Dataset section:
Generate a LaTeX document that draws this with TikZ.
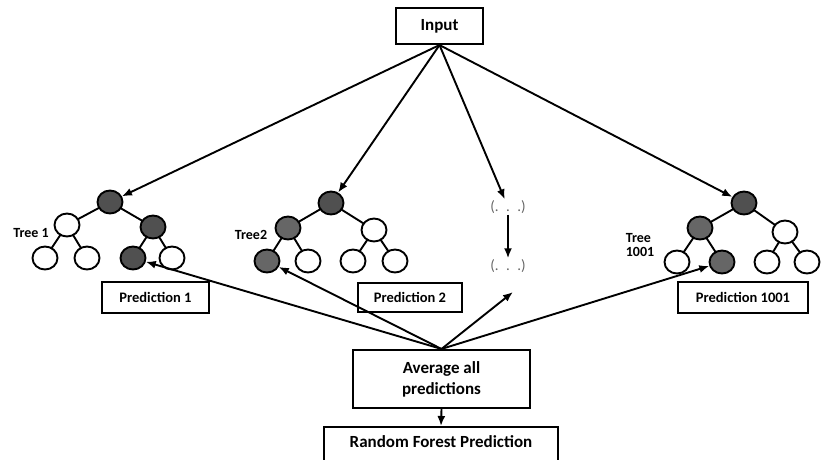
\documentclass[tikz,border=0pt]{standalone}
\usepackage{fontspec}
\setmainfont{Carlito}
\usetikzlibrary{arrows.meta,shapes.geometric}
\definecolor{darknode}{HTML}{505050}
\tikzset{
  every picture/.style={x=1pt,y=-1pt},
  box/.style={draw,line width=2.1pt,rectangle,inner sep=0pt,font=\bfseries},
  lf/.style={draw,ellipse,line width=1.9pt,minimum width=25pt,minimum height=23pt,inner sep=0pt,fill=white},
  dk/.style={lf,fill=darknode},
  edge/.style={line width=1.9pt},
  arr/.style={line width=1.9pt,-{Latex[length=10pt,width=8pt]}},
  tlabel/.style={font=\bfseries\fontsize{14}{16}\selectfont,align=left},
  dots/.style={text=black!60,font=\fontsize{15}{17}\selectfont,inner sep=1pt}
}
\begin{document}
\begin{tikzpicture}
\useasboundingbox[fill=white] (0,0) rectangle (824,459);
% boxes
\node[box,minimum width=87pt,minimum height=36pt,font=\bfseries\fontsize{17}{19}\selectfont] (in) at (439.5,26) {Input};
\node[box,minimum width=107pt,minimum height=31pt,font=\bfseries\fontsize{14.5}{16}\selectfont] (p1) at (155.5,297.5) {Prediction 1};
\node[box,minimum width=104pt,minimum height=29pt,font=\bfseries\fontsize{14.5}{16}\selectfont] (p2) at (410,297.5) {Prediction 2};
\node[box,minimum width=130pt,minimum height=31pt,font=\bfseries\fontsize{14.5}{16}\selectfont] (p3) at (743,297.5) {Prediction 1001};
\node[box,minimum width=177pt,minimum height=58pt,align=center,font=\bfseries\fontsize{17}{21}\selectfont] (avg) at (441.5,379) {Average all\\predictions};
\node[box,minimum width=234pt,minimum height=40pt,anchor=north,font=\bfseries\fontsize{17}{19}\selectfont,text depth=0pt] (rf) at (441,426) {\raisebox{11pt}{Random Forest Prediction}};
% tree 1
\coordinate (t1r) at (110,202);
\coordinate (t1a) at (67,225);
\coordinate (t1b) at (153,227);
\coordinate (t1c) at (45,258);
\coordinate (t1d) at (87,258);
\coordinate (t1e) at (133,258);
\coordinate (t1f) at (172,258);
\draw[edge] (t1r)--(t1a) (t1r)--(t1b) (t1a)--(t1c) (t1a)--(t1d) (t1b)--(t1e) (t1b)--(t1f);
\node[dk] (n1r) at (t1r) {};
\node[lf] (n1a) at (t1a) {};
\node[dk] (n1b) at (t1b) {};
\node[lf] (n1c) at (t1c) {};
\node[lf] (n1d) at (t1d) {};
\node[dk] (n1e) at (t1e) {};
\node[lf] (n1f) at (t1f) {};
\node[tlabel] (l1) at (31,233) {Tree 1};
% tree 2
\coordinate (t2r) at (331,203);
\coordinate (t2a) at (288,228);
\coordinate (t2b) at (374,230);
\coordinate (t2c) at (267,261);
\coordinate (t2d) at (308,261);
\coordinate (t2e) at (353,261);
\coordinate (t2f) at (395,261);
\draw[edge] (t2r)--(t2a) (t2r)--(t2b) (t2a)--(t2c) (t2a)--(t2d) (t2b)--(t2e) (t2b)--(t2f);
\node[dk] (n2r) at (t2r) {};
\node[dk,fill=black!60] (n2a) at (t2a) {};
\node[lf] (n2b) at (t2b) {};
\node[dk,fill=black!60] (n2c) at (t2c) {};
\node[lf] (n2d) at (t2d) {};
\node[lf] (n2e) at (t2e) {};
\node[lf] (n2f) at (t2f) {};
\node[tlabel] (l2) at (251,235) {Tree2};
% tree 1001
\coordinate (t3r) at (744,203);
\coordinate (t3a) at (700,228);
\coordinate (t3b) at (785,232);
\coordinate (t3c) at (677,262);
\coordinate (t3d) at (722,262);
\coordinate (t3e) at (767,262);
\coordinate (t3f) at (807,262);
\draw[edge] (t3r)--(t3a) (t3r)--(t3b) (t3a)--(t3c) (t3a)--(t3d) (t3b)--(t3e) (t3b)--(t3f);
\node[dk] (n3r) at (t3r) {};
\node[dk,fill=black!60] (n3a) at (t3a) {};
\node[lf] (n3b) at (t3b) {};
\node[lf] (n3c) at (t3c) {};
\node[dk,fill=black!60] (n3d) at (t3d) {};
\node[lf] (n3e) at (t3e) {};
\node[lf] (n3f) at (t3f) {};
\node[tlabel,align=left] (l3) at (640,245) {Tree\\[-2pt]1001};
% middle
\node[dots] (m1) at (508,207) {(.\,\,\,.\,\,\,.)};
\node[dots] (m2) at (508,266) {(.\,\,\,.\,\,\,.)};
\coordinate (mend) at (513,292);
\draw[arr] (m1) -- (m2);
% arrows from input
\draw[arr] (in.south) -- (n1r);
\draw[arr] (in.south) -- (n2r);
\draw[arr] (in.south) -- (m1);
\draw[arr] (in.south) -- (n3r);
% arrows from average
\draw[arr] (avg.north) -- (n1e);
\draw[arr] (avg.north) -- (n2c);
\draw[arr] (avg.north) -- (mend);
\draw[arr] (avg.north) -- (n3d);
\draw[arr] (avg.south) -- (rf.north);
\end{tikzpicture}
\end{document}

What is required:
Give all the lines above again, character for character, without pictures.

Written solution:
Generate a LaTeX document that draws this with TikZ.
\documentclass[tikz,border=0pt]{standalone}
\usepackage{fontspec}
\setmainfont{Carlito}
\usetikzlibrary{arrows.meta,shapes.geometric}
\definecolor{darknode}{HTML}{505050}
\tikzset{
  every picture/.style={x=1pt,y=-1pt},
  box/.style={draw,line width=2.1pt,rectangle,inner sep=0pt,font=\bfseries},
  lf/.style={draw,ellipse,line width=1.9pt,minimum width=25pt,minimum height=23pt,inner sep=0pt,fill=white},
  dk/.style={lf,fill=darknode},
  edge/.style={line width=1.9pt},
  arr/.style={line width=1.9pt,-{Latex[length=10pt,width=8pt]}},
  tlabel/.style={font=\bfseries\fontsize{14}{16}\selectfont,align=left},
  dots/.style={text=black!60,font=\fontsize{15}{17}\selectfont,inner sep=1pt}
}
\begin{document}
\begin{tikzpicture}
\useasboundingbox[fill=white] (0,0) rectangle (824,459);
% boxes
\node[box,minimum width=87pt,minimum height=36pt,font=\bfseries\fontsize{17}{19}\selectfont] (in) at (439.5,26) {Input};
\node[box,minimum width=107pt,minimum height=31pt,font=\bfseries\fontsize{14.5}{16}\selectfont] (p1) at (155.5,297.5) {Prediction 1};
\node[box,minimum width=104pt,minimum height=29pt,font=\bfseries\fontsize{14.5}{16}\selectfont] (p2) at (410,297.5) {Prediction 2};
\node[box,minimum width=130pt,minimum height=31pt,font=\bfseries\fontsize{14.5}{16}\selectfont] (p3) at (743,297.5) {Prediction 1001};
\node[box,minimum width=177pt,minimum height=58pt,align=center,font=\bfseries\fontsize{17}{21}\selectfont] (avg) at (441.5,379) {Average all\\predictions};
\node[box,minimum width=234pt,minimum height=40pt,anchor=north,font=\bfseries\fontsize{17}{19}\selectfont,text depth=0pt] (rf) at (441,426) {\raisebox{11pt}{Random Forest Prediction}};
% tree 1
\coordinate (t1r) at (110,202);
\coordinate (t1a) at (67,225);
\coordinate (t1b) at (153,227);
\coordinate (t1c) at (45,258);
\coordinate (t1d) at (87,258);
\coordinate (t1e) at (133,258);
\coordinate (t1f) at (172,258);
\draw[edge] (t1r)--(t1a) (t1r)--(t1b) (t1a)--(t1c) (t1a)--(t1d) (t1b)--(t1e) (t1b)--(t1f);
\node[dk] (n1r) at (t1r) {};
\node[lf] (n1a) at (t1a) {};
\node[dk] (n1b) at (t1b) {};
\node[lf] (n1c) at (t1c) {};
\node[lf] (n1d) at (t1d) {};
\node[dk] (n1e) at (t1e) {};
\node[lf] (n1f) at (t1f) {};
\node[tlabel] (l1) at (31,233) {Tree 1};
% tree 2
\coordinate (t2r) at (331,203);
\coordinate (t2a) at (288,228);
\coordinate (t2b) at (374,230);
\coordinate (t2c) at (267,261);
\coordinate (t2d) at (308,261);
\coordinate (t2e) at (353,261);
\coordinate (t2f) at (395,261);
\draw[edge] (t2r)--(t2a) (t2r)--(t2b) (t2a)--(t2c) (t2a)--(t2d) (t2b)--(t2e) (t2b)--(t2f);
\node[dk] (n2r) at (t2r) {};
\node[dk,fill=black!60] (n2a) at (t2a) {};
\node[lf] (n2b) at (t2b) {};
\node[dk,fill=black!60] (n2c) at (t2c) {};
\node[lf] (n2d) at (t2d) {};
\node[lf] (n2e) at (t2e) {};
\node[lf] (n2f) at (t2f) {};
\node[tlabel] (l2) at (251,235) {Tree2};
% tree 1001
\coordinate (t3r) at (744,203);
\coordinate (t3a) at (700,228);
\coordinate (t3b) at (785,232);
\coordinate (t3c) at (677,262);
\coordinate (t3d) at (722,262);
\coordinate (t3e) at (767,262);
\coordinate (t3f) at (807,262);
\draw[edge] (t3r)--(t3a) (t3r)--(t3b) (t3a)--(t3c) (t3a)--(t3d) (t3b)--(t3e) (t3b)--(t3f);
\node[dk] (n3r) at (t3r) {};
\node[dk,fill=black!60] (n3a) at (t3a) {};
\node[lf] (n3b) at (t3b) {};
\node[lf] (n3c) at (t3c) {};
\node[dk,fill=black!60] (n3d) at (t3d) {};
\node[lf] (n3e) at (t3e) {};
\node[lf] (n3f) at (t3f) {};
\node[tlabel,align=left] (l3) at (640,245) {Tree\\[-2pt]1001};
% middle
\node[dots] (m1) at (508,207) {(.\,\,\,.\,\,\,.)};
\node[dots] (m2) at (508,266) {(.\,\,\,.\,\,\,.)};
\coordinate (mend) at (513,292);
\draw[arr] (m1) -- (m2);
% arrows from input
\draw[arr] (in.south) -- (n1r);
\draw[arr] (in.south) -- (n2r);
\draw[arr] (in.south) -- (m1);
\draw[arr] (in.south) -- (n3r);
% arrows from average
\draw[arr] (avg.north) -- (n1e);
\draw[arr] (avg.north) -- (n2c);
\draw[arr] (avg.north) -- (mend);
\draw[arr] (avg.north) -- (n3d);
\draw[arr] (avg.south) -- (rf.north);
\end{tikzpicture}
\end{document}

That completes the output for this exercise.